H&R Block’s Roblox campaign resulted from an upfront presentation given by Roblox representatives to H&R Block last year, which prompted a “three hour conversation about what can be done for brands in this space” between Roblox staff and Martinson.

“I had a chance to sit with some of the Roblox developers and the head leads for creative — some of their marketing folks, as well as some of their sales and partnership folks,” Martinson said. 

Roblox’s creator studios are starting to view the platform’s sales team as direct rivals. The purpose of the team, which Roblox built out by poaching key hires from other platforms last year, is to sell Roblox’s ad products, which include video ads and “Portals” that teleport users directly into Roblox experiences, and transform advertising into a major revenue stream for the company. A Roblox representative declined to share the current size of Roblox’s sales team.

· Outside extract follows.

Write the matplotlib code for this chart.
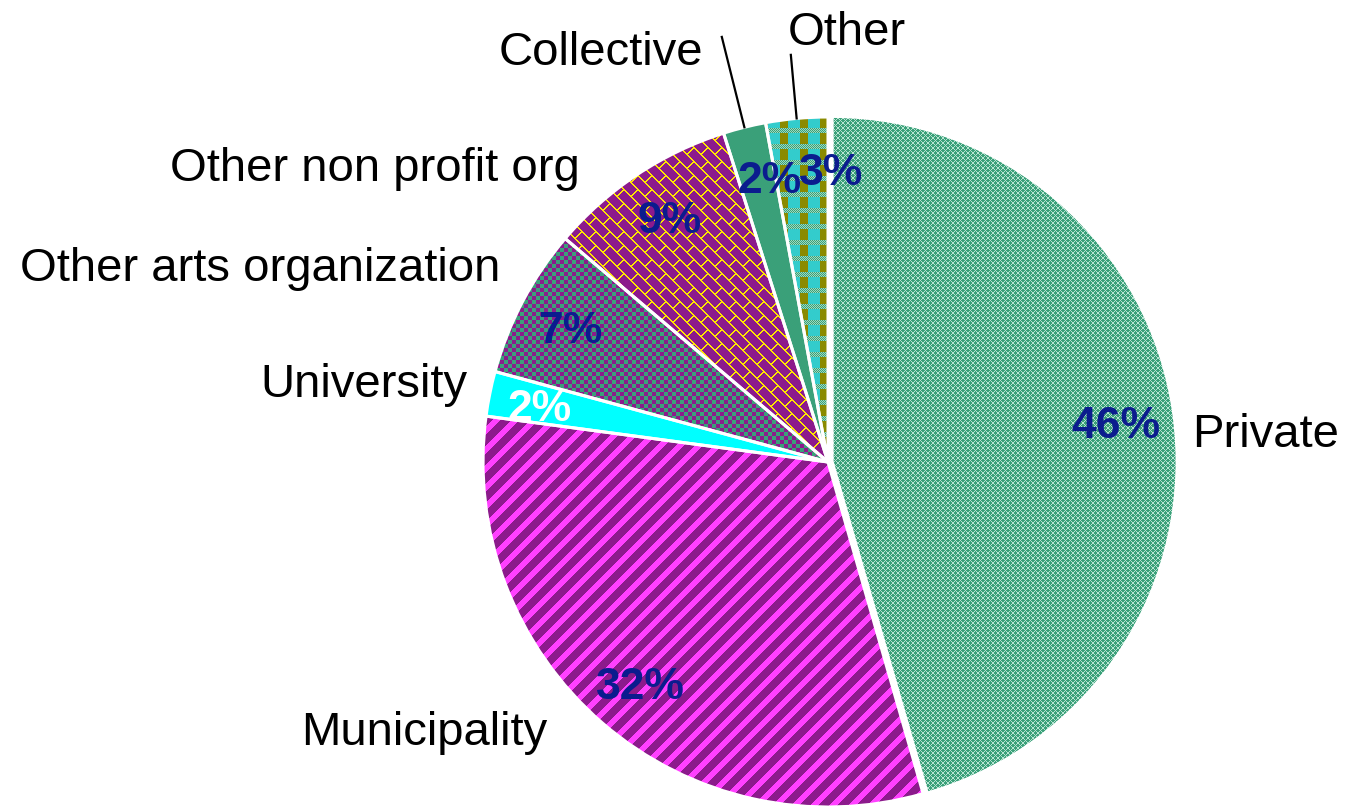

Although Roblox’s bookings — total sales including advertising sales and in-game purchases — continue to grow year-over-year, reaching a total of $1.362 billion per its most recent earnings call on Feb. 6, the company’s investors have high expectations for its performance, and a drop in Roblox’s stock price in the day following the call reflected that the company’s reported numbers fell short of observer’s predictions.

“I don’t think it’s personal — it’s just incentives,” said a second anonymous studio rep about Roblox’s ad-selling push, referring to Roblox’s internal need to demonstrate continued growth to its investors. “And the incentives are: ‘we’ve got to sell and generate a certain amount of revenue.’”

Roblox’s growing competition with creator studios is also fueled by stagnant brand budgets. Despite the platform’s massive user base of 380 million monthly active users and last year’s introduction of programmatic ads, most brands still treat Roblox marketing as experimental. According to three studio representatives who spoke to Digiday anonymously, individual brands’ annual spending in Roblox typically remains in the hundreds of thousands — rather than the millions.

Despite the large amount of user activity and engagement occurring inside Roblox, it’s still difficult for marketers to quantify the returns on their Roblox advertising investment. Martinson, for example, highlighted figures such as unique player count and average session time — 1.25 million and 16 minutes, respectively — to show the success of the H&R Block campaign, but said that the brand is largely tracking metrics such as brand lift and brand sentiment rather than tracing a direct line between Roblox activity and purchases of H&R Block products.

To help convince brands to spend more of their marketing dollars inside Roblox, creator studio representatives believe the platform needs to implement more tools to show the direct ROI of brands’ Roblox ad spend. 

“In our view, the biggest opportunity for any platform is to build out their tools for developers and agencies who can in turn use those tools to grow the platform and thus attract more marketing budgets that go back to the platform,” said a third anonymous studio representative. “Creating that flywheel will make it a win-win situation for everyone.”

Although tension is mounting between Roblox and its network of creator studios, individual creators on the platform have been relatively unscathed by the conflict. Ultimately, individual creators who are hired to build branded experiences get paid either way, regardless of whether Roblox or a studio is the entity directing the work. And branded content represents only a small share of individual Roblox creators’ income, with creators making hundreds of millions of dollars selling in-game items directly to users during the past financial quarter. 

“The top YouTube creators all do brand deals, on top of their bread-and-butter AdSense revenue. By contrast, few of the top Roblox creators do, many because of previous deals going awry or just simply not scaling against their core DTC [direct to consumer] business,” said Ben Sarraille, the co-founder of the agency Makeshift, which manages Roblox creators. “Whether Roblox or agencies are the bridge between brands and creators, it’s important as the space grows to figure out how deals can be additive even to the largest experiences.”